The problem: Extract exactly the lines from the top of the records through the line containing "(0,0) rectangle (609.5pt,304pt);", and keep pictures out of the copy.

Source data:
---*---

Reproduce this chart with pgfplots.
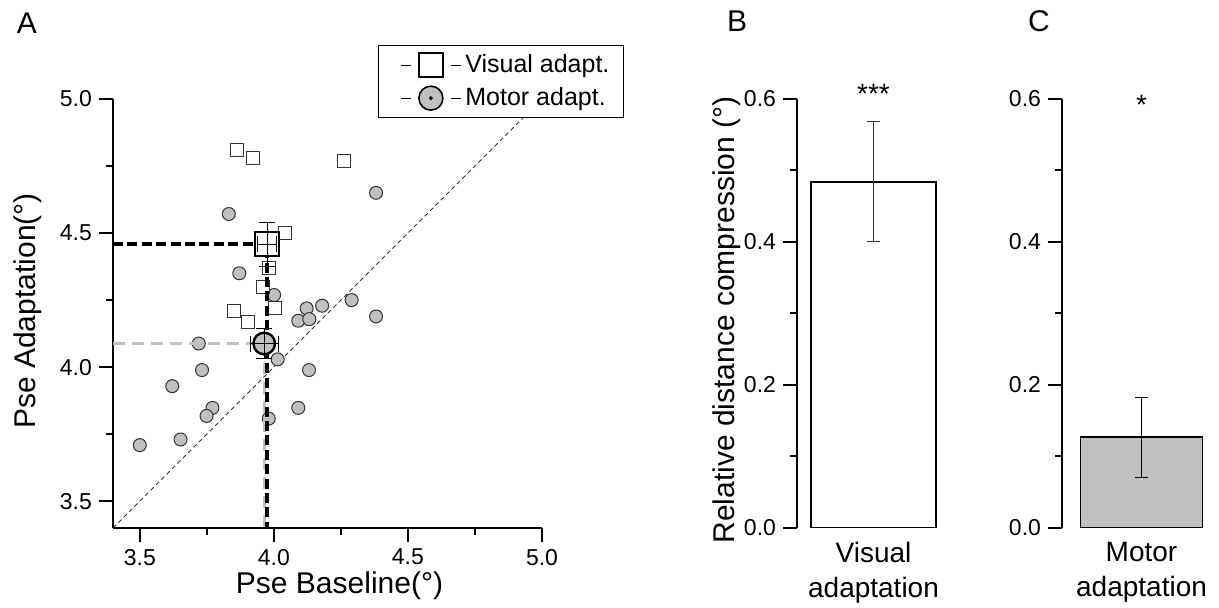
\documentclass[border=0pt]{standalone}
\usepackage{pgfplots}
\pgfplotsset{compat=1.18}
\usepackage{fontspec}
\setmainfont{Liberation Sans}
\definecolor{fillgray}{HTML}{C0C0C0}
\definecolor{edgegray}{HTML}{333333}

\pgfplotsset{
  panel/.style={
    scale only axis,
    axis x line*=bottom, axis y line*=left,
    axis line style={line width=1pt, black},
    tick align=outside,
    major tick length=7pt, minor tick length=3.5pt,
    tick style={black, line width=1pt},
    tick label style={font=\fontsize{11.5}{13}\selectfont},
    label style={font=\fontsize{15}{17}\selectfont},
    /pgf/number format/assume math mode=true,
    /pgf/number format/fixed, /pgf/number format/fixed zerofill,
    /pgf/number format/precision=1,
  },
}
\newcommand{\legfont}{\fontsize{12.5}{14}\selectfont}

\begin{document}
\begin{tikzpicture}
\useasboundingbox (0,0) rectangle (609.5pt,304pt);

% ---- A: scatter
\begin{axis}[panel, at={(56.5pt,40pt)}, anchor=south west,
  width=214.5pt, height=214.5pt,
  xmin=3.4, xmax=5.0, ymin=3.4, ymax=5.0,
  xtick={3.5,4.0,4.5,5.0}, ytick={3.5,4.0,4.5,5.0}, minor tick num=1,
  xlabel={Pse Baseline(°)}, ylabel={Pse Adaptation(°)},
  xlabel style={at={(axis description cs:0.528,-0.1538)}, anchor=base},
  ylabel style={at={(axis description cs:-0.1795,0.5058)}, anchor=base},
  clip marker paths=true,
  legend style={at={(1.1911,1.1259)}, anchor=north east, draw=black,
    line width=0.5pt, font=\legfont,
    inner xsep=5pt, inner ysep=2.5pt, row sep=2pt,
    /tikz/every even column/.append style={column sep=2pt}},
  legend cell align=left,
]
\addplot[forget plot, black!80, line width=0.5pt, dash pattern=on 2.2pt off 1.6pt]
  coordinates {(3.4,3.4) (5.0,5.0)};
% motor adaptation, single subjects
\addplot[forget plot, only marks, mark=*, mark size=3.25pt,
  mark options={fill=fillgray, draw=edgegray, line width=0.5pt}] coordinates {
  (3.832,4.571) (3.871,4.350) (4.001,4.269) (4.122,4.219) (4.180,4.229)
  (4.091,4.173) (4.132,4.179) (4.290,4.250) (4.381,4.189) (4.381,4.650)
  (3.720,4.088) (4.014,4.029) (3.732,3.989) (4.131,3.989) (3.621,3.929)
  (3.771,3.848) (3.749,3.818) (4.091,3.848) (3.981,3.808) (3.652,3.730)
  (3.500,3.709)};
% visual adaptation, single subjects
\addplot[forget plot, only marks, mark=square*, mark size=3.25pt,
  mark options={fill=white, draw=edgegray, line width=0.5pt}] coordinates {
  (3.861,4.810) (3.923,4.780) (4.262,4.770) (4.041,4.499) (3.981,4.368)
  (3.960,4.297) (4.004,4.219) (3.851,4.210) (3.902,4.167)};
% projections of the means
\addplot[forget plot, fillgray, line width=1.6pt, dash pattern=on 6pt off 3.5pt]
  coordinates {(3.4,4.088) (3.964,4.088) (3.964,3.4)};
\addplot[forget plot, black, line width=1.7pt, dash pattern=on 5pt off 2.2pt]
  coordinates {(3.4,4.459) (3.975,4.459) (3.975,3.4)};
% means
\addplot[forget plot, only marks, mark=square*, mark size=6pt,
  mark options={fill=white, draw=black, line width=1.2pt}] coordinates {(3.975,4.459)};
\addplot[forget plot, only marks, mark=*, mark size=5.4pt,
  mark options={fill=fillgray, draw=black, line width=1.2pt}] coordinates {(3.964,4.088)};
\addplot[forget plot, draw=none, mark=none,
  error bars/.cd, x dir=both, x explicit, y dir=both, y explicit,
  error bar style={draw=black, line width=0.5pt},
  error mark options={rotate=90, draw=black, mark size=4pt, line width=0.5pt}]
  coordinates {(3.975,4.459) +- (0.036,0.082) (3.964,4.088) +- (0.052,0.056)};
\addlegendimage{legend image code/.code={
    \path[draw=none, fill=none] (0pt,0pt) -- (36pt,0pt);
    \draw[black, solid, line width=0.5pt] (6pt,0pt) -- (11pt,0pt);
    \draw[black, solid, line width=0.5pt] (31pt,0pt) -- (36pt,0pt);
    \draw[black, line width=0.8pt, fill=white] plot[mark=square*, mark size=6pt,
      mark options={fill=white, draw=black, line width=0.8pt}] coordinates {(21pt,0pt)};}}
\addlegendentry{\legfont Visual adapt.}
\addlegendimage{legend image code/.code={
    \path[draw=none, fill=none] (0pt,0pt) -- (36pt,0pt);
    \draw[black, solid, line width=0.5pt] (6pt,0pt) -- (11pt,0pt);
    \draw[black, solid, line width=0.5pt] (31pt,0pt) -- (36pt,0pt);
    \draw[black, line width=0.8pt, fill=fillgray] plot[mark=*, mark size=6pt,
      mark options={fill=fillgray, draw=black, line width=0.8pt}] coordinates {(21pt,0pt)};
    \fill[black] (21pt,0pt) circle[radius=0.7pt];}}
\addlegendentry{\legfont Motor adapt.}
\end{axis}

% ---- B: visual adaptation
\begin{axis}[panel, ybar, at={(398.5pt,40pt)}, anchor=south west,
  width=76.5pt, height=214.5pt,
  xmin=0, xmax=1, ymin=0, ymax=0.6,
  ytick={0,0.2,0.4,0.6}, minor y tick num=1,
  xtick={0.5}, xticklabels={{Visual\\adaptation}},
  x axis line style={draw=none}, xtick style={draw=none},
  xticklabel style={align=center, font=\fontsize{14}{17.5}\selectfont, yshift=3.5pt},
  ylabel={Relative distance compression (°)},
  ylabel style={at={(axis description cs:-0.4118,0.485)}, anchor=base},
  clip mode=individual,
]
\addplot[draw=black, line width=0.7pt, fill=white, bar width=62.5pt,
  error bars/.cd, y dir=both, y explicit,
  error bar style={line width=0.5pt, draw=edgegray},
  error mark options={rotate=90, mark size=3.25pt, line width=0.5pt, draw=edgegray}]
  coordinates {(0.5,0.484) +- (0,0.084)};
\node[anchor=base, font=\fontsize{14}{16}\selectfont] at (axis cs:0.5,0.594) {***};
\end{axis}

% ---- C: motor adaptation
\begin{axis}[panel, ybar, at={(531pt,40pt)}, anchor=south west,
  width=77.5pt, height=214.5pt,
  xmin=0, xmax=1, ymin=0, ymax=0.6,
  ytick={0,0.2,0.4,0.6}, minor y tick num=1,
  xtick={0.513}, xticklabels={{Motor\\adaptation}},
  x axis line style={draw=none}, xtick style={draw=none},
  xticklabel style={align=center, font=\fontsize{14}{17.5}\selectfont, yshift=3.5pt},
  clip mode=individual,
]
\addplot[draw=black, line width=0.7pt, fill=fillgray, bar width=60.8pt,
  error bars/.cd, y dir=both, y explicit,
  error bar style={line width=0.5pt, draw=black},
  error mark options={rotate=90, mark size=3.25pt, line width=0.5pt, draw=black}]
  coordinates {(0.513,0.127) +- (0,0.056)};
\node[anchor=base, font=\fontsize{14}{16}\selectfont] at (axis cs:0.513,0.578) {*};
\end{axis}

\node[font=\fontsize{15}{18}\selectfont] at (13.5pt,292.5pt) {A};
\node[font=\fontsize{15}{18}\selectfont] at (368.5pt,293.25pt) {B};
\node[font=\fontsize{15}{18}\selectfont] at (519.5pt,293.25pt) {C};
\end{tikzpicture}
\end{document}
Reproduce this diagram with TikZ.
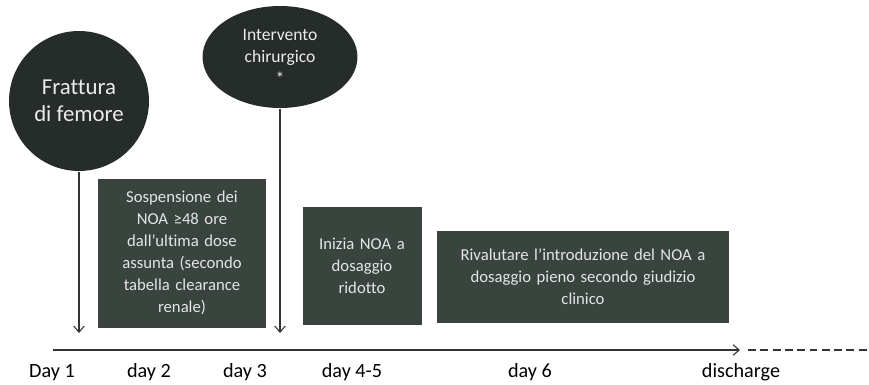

---*---

Task response:
Reproduce this chart with pgfplots.
\documentclass[border=0pt]{standalone}
\usepackage{pgfplots}
\pgfplotsset{compat=1.18}
\usepackage{fontspec}
\setmainfont{Liberation Sans}
\definecolor{fillgray}{HTML}{C0C0C0}
\definecolor{edgegray}{HTML}{333333}

\pgfplotsset{
  panel/.style={
    scale only axis,
    axis x line*=bottom, axis y line*=left,
    axis line style={line width=1pt, black},
    tick align=outside,
    major tick length=7pt, minor tick length=3.5pt,
    tick style={black, line width=1pt},
    tick label style={font=\fontsize{11.5}{13}\selectfont},
    label style={font=\fontsize{15}{17}\selectfont},
    /pgf/number format/assume math mode=true,
    /pgf/number format/fixed, /pgf/number format/fixed zerofill,
    /pgf/number format/precision=1,
  },
}
\newcommand{\legfont}{\fontsize{12.5}{14}\selectfont}

\begin{document}
\begin{tikzpicture}
\useasboundingbox (0,0) rectangle (609.5pt,304pt);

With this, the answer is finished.